[Start MATERIAL]

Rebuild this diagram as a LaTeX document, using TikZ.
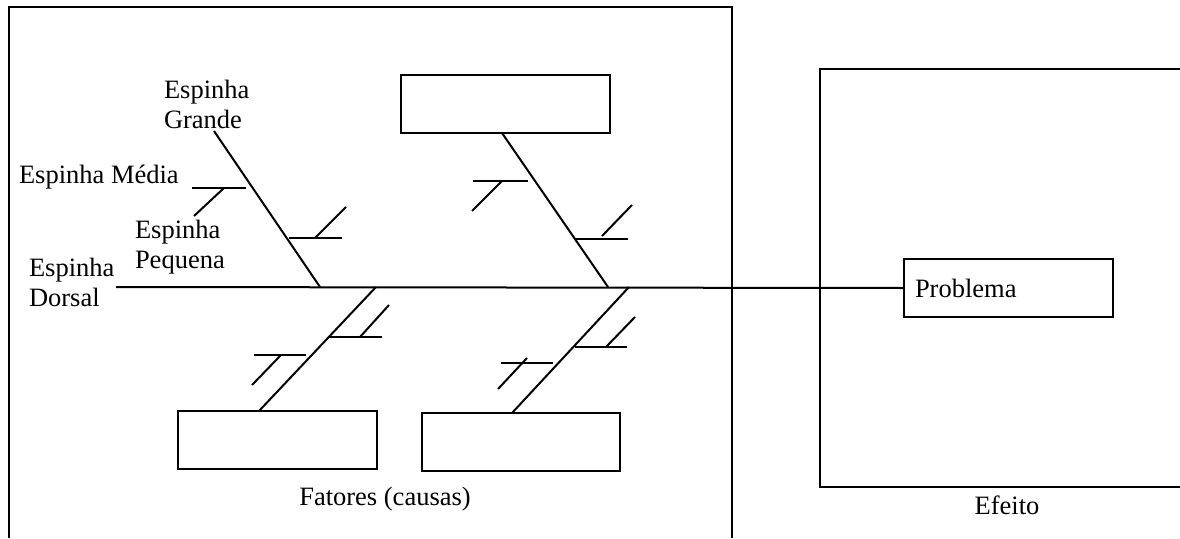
\documentclass[tikz,border=0pt]{standalone}
\usepackage{fontspec}
\setmainfont{Liberation Serif}
\begin{document}
\begin{tikzpicture}[x=1pt,y=-1pt,line width=2pt,
  causebox/.style={draw,minimum width=#1,minimum height=58pt,inner sep=0pt},
  lbl/.style={font=\fontsize{26.5}{30}\selectfont,inner sep=0pt,align=left},
  bone/.style={line width=2pt}]
\useasboundingbox (0,0) rectangle (1180,538);
% frames
\draw (9,538) -- (9,7) -- (732,7) -- (732,538);
\draw (1180,69) -- (820,69) -- (820,487) -- (1180,487);
% boxes
\node[causebox=209pt] (top) at (505.5,104) {};
\node[causebox=199pt] (b1) at (277.5,440) {};
\node[causebox=198pt] (b2) at (521,442) {};
\node[causebox=209pt,text width=187pt,align=left,font=\fontsize{26.5}{30}\selectfont] (prob) at (1008.5,288) {Problema};
% spine
\coordinate (tail) at (116,287);
\draw[bone] (tail) -- (prob.west);
% big bones
\coordinate (g1a) at (214,131); \coordinate (g1b) at (320,287);
\coordinate (g2a) at (502,133); \coordinate (g2b) at (608,287);
\coordinate (g3a) at (376,287); \coordinate (g3b) at (259,411);
\coordinate (g4a) at (629,287); \coordinate (g4b) at (512,413);
\draw[bone] (g1a) -- (g1b);
\draw[bone] (g2a) -- (g2b);
\draw[bone] (g3a) -- (g3b);
\draw[bone] (g4a) -- (g4b);
% medium and small bones
\draw[bone] (192,188) -- (246,188); \draw[bone] (194,216) -- (224,188);
\draw[bone] (289,238) -- (342,238); \draw[bone] (315,238) -- (346,207);
\draw[bone] (473,181) -- (528,181); \draw[bone] (472,211) -- (502,181);
\draw[bone] (574,239) -- (628,239); \draw[bone] (602,236) -- (632,205);
\draw[bone] (328,337) -- (382,337); \draw[bone] (360,337) -- (389,305);
\draw[bone] (254,355) -- (306,355); \draw[bone] (252,385) -- (281,355);
\draw[bone] (575,347) -- (627,347); \draw[bone] (606,347) -- (635,317);
\draw[bone] (501,363) -- (553,363); \draw[bone] (498,389) -- (527,358);
% labels
\node[lbl,anchor=base west] (lg) at (163,128) {Espinha\\Grande};
\node[lbl,anchor=base west] (lm) at (18,183) {Espinha Média};
\node[lbl,anchor=base west] (lp) at (134,268) {Espinha\\Pequena};
\node[lbl,anchor=base west] (ld) at (28,306) {Espinha\\Dorsal};
\node[lbl,anchor=base] (lf) at (385,505) {Fatores (causas)};
\node[lbl,anchor=base] (le) at (1007,514) {Efeito};
\end{tikzpicture}
\end{document}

[End MATERIAL]

* [EXERCISE DESCRIPTION]: Write out the data precisely as given, excluding the pictures.

* [FULL RESPONSE]:
Rebuild this diagram as a LaTeX document, using TikZ.
\documentclass[tikz,border=0pt]{standalone}
\usepackage{fontspec}
\setmainfont{Liberation Serif}
\begin{document}
\begin{tikzpicture}[x=1pt,y=-1pt,line width=2pt,
  causebox/.style={draw,minimum width=#1,minimum height=58pt,inner sep=0pt},
  lbl/.style={font=\fontsize{26.5}{30}\selectfont,inner sep=0pt,align=left},
  bone/.style={line width=2pt}]
\useasboundingbox (0,0) rectangle (1180,538);
% frames
\draw (9,538) -- (9,7) -- (732,7) -- (732,538);
\draw (1180,69) -- (820,69) -- (820,487) -- (1180,487);
% boxes
\node[causebox=209pt] (top) at (505.5,104) {};
\node[causebox=199pt] (b1) at (277.5,440) {};
\node[causebox=198pt] (b2) at (521,442) {};
\node[causebox=209pt,text width=187pt,align=left,font=\fontsize{26.5}{30}\selectfont] (prob) at (1008.5,288) {Problema};
% spine
\coordinate (tail) at (116,287);
\draw[bone] (tail) -- (prob.west);
% big bones
\coordinate (g1a) at (214,131); \coordinate (g1b) at (320,287);
\coordinate (g2a) at (502,133); \coordinate (g2b) at (608,287);
\coordinate (g3a) at (376,287); \coordinate (g3b) at (259,411);
\coordinate (g4a) at (629,287); \coordinate (g4b) at (512,413);
\draw[bone] (g1a) -- (g1b);
\draw[bone] (g2a) -- (g2b);
\draw[bone] (g3a) -- (g3b);
\draw[bone] (g4a) -- (g4b);
% medium and small bones
\draw[bone] (192,188) -- (246,188); \draw[bone] (194,216) -- (224,188);
\draw[bone] (289,238) -- (342,238); \draw[bone] (315,238) -- (346,207);
\draw[bone] (473,181) -- (528,181); \draw[bone] (472,211) -- (502,181);
\draw[bone] (574,239) -- (628,239); \draw[bone] (602,236) -- (632,205);
\draw[bone] (328,337) -- (382,337); \draw[bone] (360,337) -- (389,305);
\draw[bone] (254,355) -- (306,355); \draw[bone] (252,385) -- (281,355);
\draw[bone] (575,347) -- (627,347); \draw[bone] (606,347) -- (635,317);
\draw[bone] (501,363) -- (553,363); \draw[bone] (498,389) -- (527,358);
% labels
\node[lbl,anchor=base west] (lg) at (163,128) {Espinha\\Grande};
\node[lbl,anchor=base west] (lm) at (18,183) {Espinha Média};
\node[lbl,anchor=base west] (lp) at (134,268) {Espinha\\Pequena};
\node[lbl,anchor=base west] (ld) at (28,306) {Espinha\\Dorsal};
\node[lbl,anchor=base] (lf) at (385,505) {Fatores (causas)};
\node[lbl,anchor=base] (le) at (1007,514) {Efeito};
\end{tikzpicture}
\end{document}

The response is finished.